#### RECORDS TO PROCESS
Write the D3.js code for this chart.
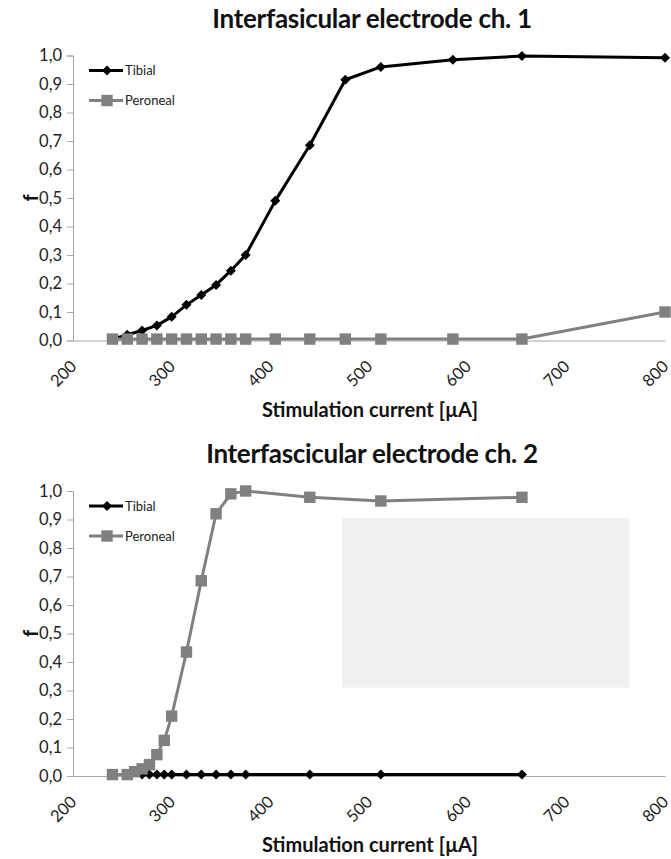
<!DOCTYPE html>
<html lang="en">
<head>
<meta charset="UTF-8">
<script src="https://cdn.jsdelivr.net/npm/d3@7"></script>
<title>Interfascicular electrode recruitment</title>
<style>
    body { margin: 0; background: #fff; }
    svg { display: block; font-family: Lato, 'Open Sans', sans-serif; }
    .title { font-size: 26px; font-weight: bold; fill: #111; }
    .axis-title { font-size: 20px; font-weight: bold; fill: #111; }
    .tick text { font-size: 16.5px; fill: #222; font-family: Lato, 'Open Sans', sans-serif; }
    .legend text { font-size: 13px; fill: #222; }
</style>
</head>
<body>
<svg id="chart" width="671" height="859"></svg>
<script>
    // tick values
    const xTicks = [200, 300, 400, 500, 600, 700, 800];
    const yTicks = [0, 0.1, 0.2, 0.3, 0.4, 0.5, 0.6, 0.7, 0.8, 0.9, 1.0];

    // ch. 1
    const ch1Current = [240, 255, 270, 285, 300, 315, 330, 345, 360, 375, 405, 440, 476, 512, 585, 655, 800];
    const ch1Tibial = [0.005, 0.02, 0.035, 0.053, 0.083, 0.125, 0.16, 0.195, 0.245, 0.30, 0.49, 0.685, 0.915, 0.96, 0.985, 0.998, 0.992];
    const ch1Peroneal = [0.005, 0.005, 0.005, 0.005, 0.005, 0.005, 0.005, 0.005, 0.005, 0.005, 0.005, 0.005, 0.005, 0.005, 0.005, 0.005, 0.10];

    // ch. 2
    const ch2TibialCurrent = [270, 277.5, 285, 292.5, 300, 315, 330, 345, 360, 375, 440, 512, 655];
    const ch2Tibial = [0.005, 0.005, 0.005, 0.005, 0.005, 0.005, 0.005, 0.005, 0.005, 0.005, 0.005, 0.005, 0.005];
    const ch2PeronealCurrent = [240, 255, 262.5, 270, 277.5, 285, 292.5, 300, 315, 330, 345, 360, 375, 440, 512, 655];
    const ch2Peroneal = [0.005, 0.005, 0.015, 0.025, 0.04, 0.075, 0.125, 0.21, 0.435, 0.685, 0.92, 0.99, 1.0, 0.978, 0.965, 0.978];

    const seriesNames = ["Tibial", "Peroneal"];

    const svg = d3.select("#chart");
    const zip = (xs, ys) => xs.map((x, i) => ({x: x, y: ys[i]}));
    const commaFmt = d => d3.format(".1f")(d).replace(".", ",");

    const panels = [
        {
            title: "Interfasicular electrode ch. 1",
            top: 55.5, bottom: 340.5,
            tibial: zip(ch1Current, ch1Tibial),
            peroneal: zip(ch1Current, ch1Peroneal)
        },
        {
            title: "Interfascicular electrode ch. 2",
            top: 491, bottom: 776,
            tibial: zip(ch2TibialCurrent, ch2Tibial),
            peroneal: zip(ch2PeronealCurrent, ch2Peroneal),
            blank: true
        }
    ];

    const x = d3.scaleLinear().domain([200, 800]).range([73, 665]);
    const diamond = d3.symbol().type(d3.symbolSquare).size(50);
    const square = d3.symbol().type(d3.symbolSquare).size(130);

    const styles = {
        Tibial: {color: "#000", marker: diamond, rotate: 45},
        Peroneal: {color: "#808080", marker: square, rotate: 0}
    };

    panels.forEach(p => {
        const y = d3.scaleLinear().domain([0, 1]).range([p.bottom, p.top]);
        const g = svg.append("g");

        g.append("text")
            .attr("class", "title")
            .attr("x", 372)
            .attr("y", p.top - 28)
            .attr("text-anchor", "middle")
            .attr("letter-spacing", "-0.3")
            .text(p.title);

        // light grey patch seen in the second panel
        if (p.blank) {
            g.append("rect")
                .attr("x", x(473))
                .attr("y", y(0.905))
                .attr("width", x(764) - x(473))
                .attr("height", y(0.31) - y(0.905))
                .attr("fill", "#f0f0f0");
        }

        const yAxis = g.append("g")
            .attr("transform", `translate(${x(200)},0)`)
            .call(d3.axisLeft(y).tickValues(yTicks).tickFormat(commaFmt).tickSize(6).tickPadding(5));
        yAxis.selectAll("line, path").attr("stroke", "#a6a6a6");

        const xAxis = g.append("g")
            .attr("transform", `translate(0,${p.bottom})`)
            .call(d3.axisBottom(x).tickValues(xTicks).tickSize(0).tickFormat(d3.format("d")));
        xAxis.select(".domain").attr("stroke", "#a6a6a6");
        xAxis.selectAll(".tick text")
            .attr("text-anchor", "end")
            .attr("dy", null)
            .attr("y", null)
            .attr("transform", "translate(4,27) rotate(-45)");

        g.append("text")
            .attr("class", "axis-title")
            .attr("x", 370)
            .attr("y", p.bottom + 76)
            .attr("text-anchor", "middle")
            .text("Stimulation current [µA]");

        g.append("text")
            .attr("class", "axis-title")
            .attr("font-size", "18px")
            .attr("transform", `translate(38,${y(0.5)}) rotate(-90)`)
            .attr("text-anchor", "middle")
            .text("f");

        const line = d3.line().x(d => x(d.x)).y(d => y(d.y));

        seriesNames.forEach(name => {
            const s = styles[name];
            const data = name === "Tibial" ? p.tibial : p.peroneal;
            g.append("path")
                .datum(data)
                .attr("fill", "none")
                .attr("stroke", s.color)
                .attr("stroke-width", 3)
                .attr("stroke-linejoin", "round")
                .attr("d", line);
            g.selectAll(null)
                .data(data)
                .enter()
                .append("path")
                .attr("d", s.marker)
                .attr("fill", s.color)
                .attr("transform", d => `translate(${x(d.x)},${y(d.y)}) rotate(${s.rotate})`);
        });

        // legend
        const legend = g.append("g").attr("class", "legend");
        seriesNames.forEach((name, i) => {
            const s = styles[name];
            const ly = p.top + 15 + i * 30;
            legend.append("line")
                .attr("x1", 89).attr("x2", 123)
                .attr("y1", ly).attr("y2", ly)
                .attr("stroke", s.color)
                .attr("stroke-width", 3);
            legend.append("path")
                .attr("d", s.marker)
                .attr("fill", s.color)
                .attr("transform", `translate(107,${ly}) rotate(${s.rotate})`);
            legend.append("text")
                .attr("x", 125)
                .attr("y", ly)
                .attr("dy", "0.35em")
                .text(name);
        });
    });
</script>
</body>
</html>
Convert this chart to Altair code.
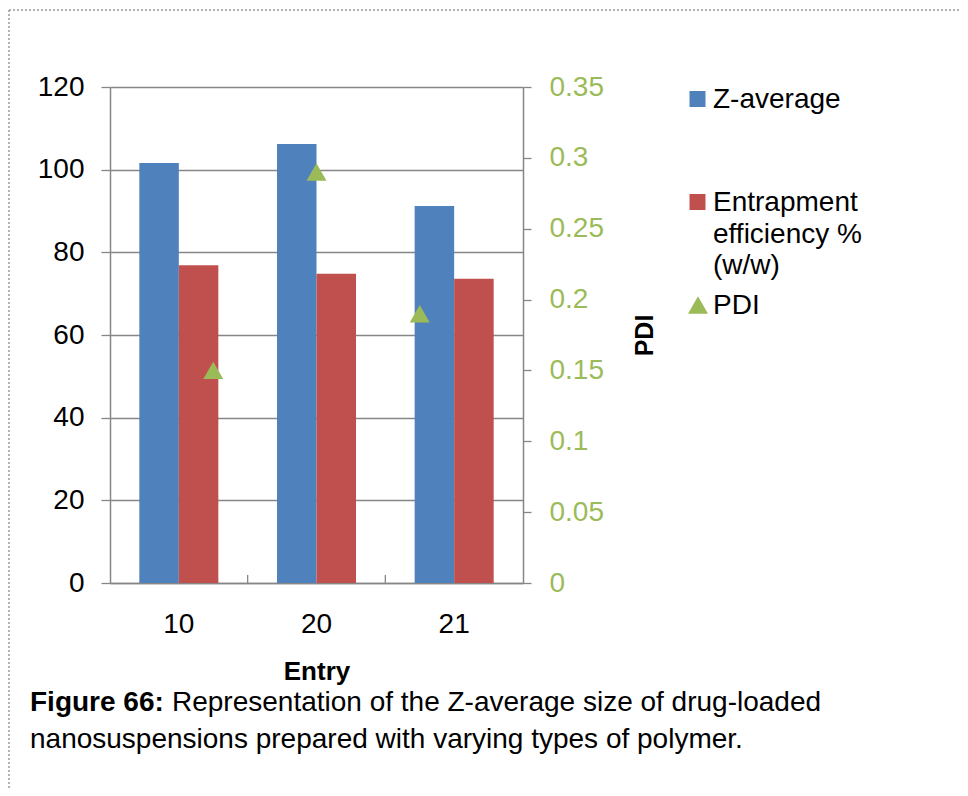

#### EXERCISE
Leave out the pictures and output every record above precisely as given.

#### REPLY
Write the D3.js code for this chart.
<!DOCTYPE html>
<html lang="en">
<head>
<meta charset="UTF-8">
<script src="https://cdn.jsdelivr.net/npm/d3@7"></script>
<title>Interfascicular electrode recruitment</title>
<style>
    body { margin: 0; background: #fff; }
    svg { display: block; font-family: Lato, 'Open Sans', sans-serif; }
    .title { font-size: 26px; font-weight: bold; fill: #111; }
    .axis-title { font-size: 20px; font-weight: bold; fill: #111; }
    .tick text { font-size: 16.5px; fill: #222; font-family: Lato, 'Open Sans', sans-serif; }
    .legend text { font-size: 13px; fill: #222; }
</style>
</head>
<body>
<svg id="chart" width="671" height="859"></svg>
<script>
    // tick values
    const xTicks = [200, 300, 400, 500, 600, 700, 800];
    const yTicks = [0, 0.1, 0.2, 0.3, 0.4, 0.5, 0.6, 0.7, 0.8, 0.9, 1.0];

    // ch. 1
    const ch1Current = [240, 255, 270, 285, 300, 315, 330, 345, 360, 375, 405, 440, 476, 512, 585, 655, 800];
    const ch1Tibial = [0.005, 0.02, 0.035, 0.053, 0.083, 0.125, 0.16, 0.195, 0.245, 0.30, 0.49, 0.685, 0.915, 0.96, 0.985, 0.998, 0.992];
    const ch1Peroneal = [0.005, 0.005, 0.005, 0.005, 0.005, 0.005, 0.005, 0.005, 0.005, 0.005, 0.005, 0.005, 0.005, 0.005, 0.005, 0.005, 0.10];

    // ch. 2
    const ch2TibialCurrent = [270, 277.5, 285, 292.5, 300, 315, 330, 345, 360, 375, 440, 512, 655];
    const ch2Tibial = [0.005, 0.005, 0.005, 0.005, 0.005, 0.005, 0.005, 0.005, 0.005, 0.005, 0.005, 0.005, 0.005];
    const ch2PeronealCurrent = [240, 255, 262.5, 270, 277.5, 285, 292.5, 300, 315, 330, 345, 360, 375, 440, 512, 655];
    const ch2Peroneal = [0.005, 0.005, 0.015, 0.025, 0.04, 0.075, 0.125, 0.21, 0.435, 0.685, 0.92, 0.99, 1.0, 0.978, 0.965, 0.978];

    const seriesNames = ["Tibial", "Peroneal"];

    const svg = d3.select("#chart");
    const zip = (xs, ys) => xs.map((x, i) => ({x: x, y: ys[i]}));
    const commaFmt = d => d3.format(".1f")(d).replace(".", ",");

    const panels = [
        {
            title: "Interfasicular electrode ch. 1",
            top: 55.5, bottom: 340.5,
            tibial: zip(ch1Current, ch1Tibial),
            peroneal: zip(ch1Current, ch1Peroneal)
        },
        {
            title: "Interfascicular electrode ch. 2",
            top: 491, bottom: 776,
            tibial: zip(ch2TibialCurrent, ch2Tibial),
            peroneal: zip(ch2PeronealCurrent, ch2Peroneal),
            blank: true
        }
    ];

    const x = d3.scaleLinear().domain([200, 800]).range([73, 665]);
    const diamond = d3.symbol().type(d3.symbolSquare).size(50);
    const square = d3.symbol().type(d3.symbolSquare).size(130);

    const styles = {
        Tibial: {color: "#000", marker: diamond, rotate: 45},
        Peroneal: {color: "#808080", marker: square, rotate: 0}
    };

    panels.forEach(p => {
        const y = d3.scaleLinear().domain([0, 1]).range([p.bottom, p.top]);
        const g = svg.append("g");

        g.append("text")
            .attr("class", "title")
            .attr("x", 372)
            .attr("y", p.top - 28)
            .attr("text-anchor", "middle")
            .attr("letter-spacing", "-0.3")
            .text(p.title);

        // light grey patch seen in the second panel
        if (p.blank) {
            g.append("rect")
                .attr("x", x(473))
                .attr("y", y(0.905))
                .attr("width", x(764) - x(473))
                .attr("height", y(0.31) - y(0.905))
                .attr("fill", "#f0f0f0");
        }

        const yAxis = g.append("g")
            .attr("transform", `translate(${x(200)},0)`)
            .call(d3.axisLeft(y).tickValues(yTicks).tickFormat(commaFmt).tickSize(6).tickPadding(5));
        yAxis.selectAll("line, path").attr("stroke", "#a6a6a6");

        const xAxis = g.append("g")
            .attr("transform", `translate(0,${p.bottom})`)
            .call(d3.axisBottom(x).tickValues(xTicks).tickSize(0).tickFormat(d3.format("d")));
        xAxis.select(".domain").attr("stroke", "#a6a6a6");
        xAxis.selectAll(".tick text")
            .attr("text-anchor", "end")
            .attr("dy", null)
            .attr("y", null)
            .attr("transform", "translate(4,27) rotate(-45)");

        g.append("text")
            .attr("class", "axis-title")
            .attr("x", 370)
            .attr("y", p.bottom + 76)
            .attr("text-anchor", "middle")
            .text("Stimulation current [µA]");

        g.append("text")
            .attr("class", "axis-title")
            .attr("font-size", "18px")
            .attr("transform", `translate(38,${y(0.5)}) rotate(-90)`)
            .attr("text-anchor", "middle")
            .text("f");

        const line = d3.line().x(d => x(d.x)).y(d => y(d.y));

        seriesNames.forEach(name => {
            const s = styles[name];
            const data = name === "Tibial" ? p.tibial : p.peroneal;
            g.append("path")
                .datum(data)
                .attr("fill", "none")
                .attr("stroke", s.color)
                .attr("stroke-width", 3)
                .attr("stroke-linejoin", "round")
                .attr("d", line);
            g.selectAll(null)
                .data(data)
                .enter()
                .append("path")
                .attr("d", s.marker)
                .attr("fill", s.color)
                .attr("transform", d => `translate(${x(d.x)},${y(d.y)}) rotate(${s.rotate})`);
        });

        // legend
        const legend = g.append("g").attr("class", "legend");
        seriesNames.forEach((name, i) => {
            const s = styles[name];
            const ly = p.top + 15 + i * 30;
            legend.append("line")
                .attr("x1", 89).attr("x2", 123)
                .attr("y1", ly).attr("y2", ly)
                .attr("stroke", s.color)
                .attr("stroke-width", 3);
            legend.append("path")
                .attr("d", s.marker)
                .attr("fill", s.color)
                .attr("transform", `translate(107,${ly}) rotate(${s.rotate})`);
            legend.append("text")
                .attr("x", 125)
                .attr("y", ly)
                .attr("dy", "0.35em")
                .text(name);
        });
    });
</script>
</body>
</html>
Convert this chart to Altair code.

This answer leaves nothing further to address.